__GIVEN TASK__. Each line below should be reproduced without any alteration.

__DATASET EXTRACT__.
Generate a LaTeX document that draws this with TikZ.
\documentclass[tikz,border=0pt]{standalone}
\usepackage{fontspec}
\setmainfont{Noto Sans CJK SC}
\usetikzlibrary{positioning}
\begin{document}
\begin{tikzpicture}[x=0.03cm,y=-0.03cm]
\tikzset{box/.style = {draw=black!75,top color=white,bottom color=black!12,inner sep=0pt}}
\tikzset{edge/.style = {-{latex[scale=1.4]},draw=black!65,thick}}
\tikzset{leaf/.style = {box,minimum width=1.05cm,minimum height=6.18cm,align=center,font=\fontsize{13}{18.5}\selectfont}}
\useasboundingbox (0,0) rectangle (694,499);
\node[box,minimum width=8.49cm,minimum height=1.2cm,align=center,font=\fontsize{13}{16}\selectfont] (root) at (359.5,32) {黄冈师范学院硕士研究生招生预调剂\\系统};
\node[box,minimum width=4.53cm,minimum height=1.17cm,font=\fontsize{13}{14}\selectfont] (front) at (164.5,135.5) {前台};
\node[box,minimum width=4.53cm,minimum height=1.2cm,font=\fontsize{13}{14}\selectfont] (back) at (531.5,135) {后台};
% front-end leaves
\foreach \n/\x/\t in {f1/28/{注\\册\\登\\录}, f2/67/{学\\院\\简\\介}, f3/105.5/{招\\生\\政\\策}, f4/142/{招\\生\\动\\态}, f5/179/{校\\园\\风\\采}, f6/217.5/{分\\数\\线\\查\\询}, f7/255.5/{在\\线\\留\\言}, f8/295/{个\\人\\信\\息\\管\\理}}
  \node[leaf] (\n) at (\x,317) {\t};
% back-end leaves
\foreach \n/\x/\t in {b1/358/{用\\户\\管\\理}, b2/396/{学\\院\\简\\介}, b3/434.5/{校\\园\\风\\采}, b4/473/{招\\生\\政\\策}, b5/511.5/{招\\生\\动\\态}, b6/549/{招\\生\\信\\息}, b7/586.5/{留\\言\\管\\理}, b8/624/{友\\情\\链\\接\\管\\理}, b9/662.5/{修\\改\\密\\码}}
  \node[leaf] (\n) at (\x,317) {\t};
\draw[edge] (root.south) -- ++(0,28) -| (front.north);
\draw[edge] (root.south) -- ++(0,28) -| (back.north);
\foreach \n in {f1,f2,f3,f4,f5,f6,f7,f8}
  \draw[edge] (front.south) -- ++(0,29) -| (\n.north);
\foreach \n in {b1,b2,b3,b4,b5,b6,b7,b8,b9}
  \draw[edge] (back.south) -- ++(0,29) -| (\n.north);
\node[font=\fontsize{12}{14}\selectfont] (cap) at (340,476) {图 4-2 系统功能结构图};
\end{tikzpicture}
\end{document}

__WRITTEN ANSWER__.
Generate a LaTeX document that draws this with TikZ.
\documentclass[tikz,border=0pt]{standalone}
\usepackage{fontspec}
\setmainfont{Noto Sans CJK SC}
\usetikzlibrary{positioning}
\begin{document}
\begin{tikzpicture}[x=0.03cm,y=-0.03cm]
\tikzset{box/.style = {draw=black!75,top color=white,bottom color=black!12,inner sep=0pt}}
\tikzset{edge/.style = {-{latex[scale=1.4]},draw=black!65,thick}}
\tikzset{leaf/.style = {box,minimum width=1.05cm,minimum height=6.18cm,align=center,font=\fontsize{13}{18.5}\selectfont}}
\useasboundingbox (0,0) rectangle (694,499);
\node[box,minimum width=8.49cm,minimum height=1.2cm,align=center,font=\fontsize{13}{16}\selectfont] (root) at (359.5,32) {黄冈师范学院硕士研究生招生预调剂\\系统};
\node[box,minimum width=4.53cm,minimum height=1.17cm,font=\fontsize{13}{14}\selectfont] (front) at (164.5,135.5) {前台};
\node[box,minimum width=4.53cm,minimum height=1.2cm,font=\fontsize{13}{14}\selectfont] (back) at (531.5,135) {后台};
% front-end leaves
\foreach \n/\x/\t in {f1/28/{注\\册\\登\\录}, f2/67/{学\\院\\简\\介}, f3/105.5/{招\\生\\政\\策}, f4/142/{招\\生\\动\\态}, f5/179/{校\\园\\风\\采}, f6/217.5/{分\\数\\线\\查\\询}, f7/255.5/{在\\线\\留\\言}, f8/295/{个\\人\\信\\息\\管\\理}}
  \node[leaf] (\n) at (\x,317) {\t};
% back-end leaves
\foreach \n/\x/\t in {b1/358/{用\\户\\管\\理}, b2/396/{学\\院\\简\\介}, b3/434.5/{校\\园\\风\\采}, b4/473/{招\\生\\政\\策}, b5/511.5/{招\\生\\动\\态}, b6/549/{招\\生\\信\\息}, b7/586.5/{留\\言\\管\\理}, b8/624/{友\\情\\链\\接\\管\\理}, b9/662.5/{修\\改\\密\\码}}
  \node[leaf] (\n) at (\x,317) {\t};
\draw[edge] (root.south) -- ++(0,28) -| (front.north);
\draw[edge] (root.south) -- ++(0,28) -| (back.north);
\foreach \n in {f1,f2,f3,f4,f5,f6,f7,f8}
  \draw[edge] (front.south) -- ++(0,29) -| (\n.north);
\foreach \n in {b1,b2,b3,b4,b5,b6,b7,b8,b9}
  \draw[edge] (back.south) -- ++(0,29) -| (\n.north);
\node[font=\fontsize{12}{14}\selectfont] (cap) at (340,476) {图 4-2 系统功能结构图};
\end{tikzpicture}
\end{document}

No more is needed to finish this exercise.